Why It’s So Hard to Be Happy
Have you noticed more and more literature supporting the goal-free concept? I have. And nearly every day, someone writes to tell me about an article they read that touts the benefits of “not focusing on your goals.”
One such article entitled,”Why It’s So Hard to Be Happy” by Michael Wiederman, appeared in the Feb/Mar 2007 issue of “Scientific American Mind.”
In the article, Wiederman discusses 5 tips for being happier. Numbers 1 and 5 may seem familiar:
#1 – Do Not Focus on Goals. …you must be vigilant against that internal voice that whispers, “But I would be a bit happier if only…” (He goes on to explain why achieving a goal does not necessarily bring happiness. I am reminded of my goal-free statistics: 58% of people admit to willingly sacrificing their happiness today in the belief that when they achieve their goals they will be happier. Unfortunately, 41% of Americans say that achieving their goals has not made them happier and has only left them disillusioned.)
#5 – Practice Living in the Moment. Start small by focusing on your sensory experience while engaging in a routine task. Over time, spend less energy thinking about the past or the future. (Being present is key to being goal-free)
The other 3? #2 – Make Time to Volunteer, #3 – Practice Moderation, #4 – Strive for Contentment
There is also a section in the article labeled: “Goals + Achievement = Happiness?” The question mark at the end is critical. As you might suspect, the equation is not true. Wiederman provides more evidence that money can not buy happiness. He quotes one study done by Michael R. Hagerty of the Graduate School of Management at U Cal Davis. Hagerty discovered that “the greater the income disparity within a community, the less its residents were satisfied with their lives.” Wiederman concludes, “When we are aware that others are better off than we are, our own satisfaction suffers.” (This conclusion is supported by other studies from my blog)

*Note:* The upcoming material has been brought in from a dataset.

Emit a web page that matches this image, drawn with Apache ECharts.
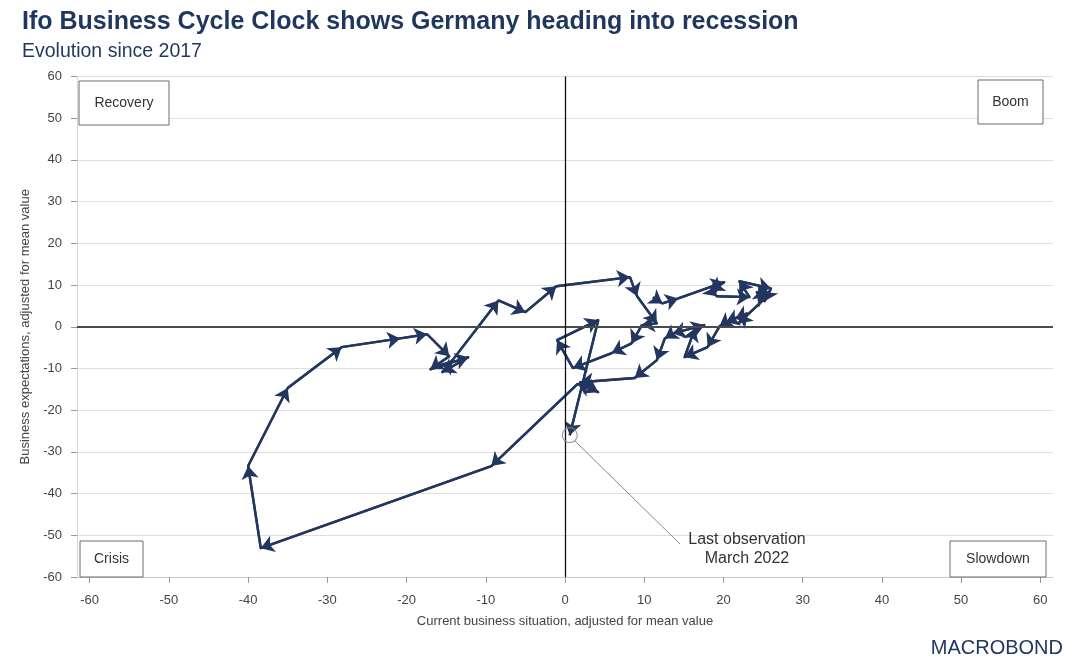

The article also cites psychologists Williams D. McIntosh of Georgia Southern University and Leonard L. Martin of the University of Georgia who theorize that “people who repeatedly focus on attaining goals are less likely to be happy.” Wiederman concludes, “Psychologists have found that we humans are good at deceiving ourselves about the future. We tend to believe that our prospects for increased happiness are better than our current circumstances.” Of course, this is not true.
The most interesting study was by Sonja Lyubomirsky, a psychologist at U Cal Riverside, who looked at the correlation between happiness and success. She observed that, “Happy people were not necessarily happier after their success than they were before, but they tended to be happier than others who were less successful.” Her conclusion? “Success is related to happiness – but as a consequence, not a cause, of mood…happy people have other personality traits that facilitate success.”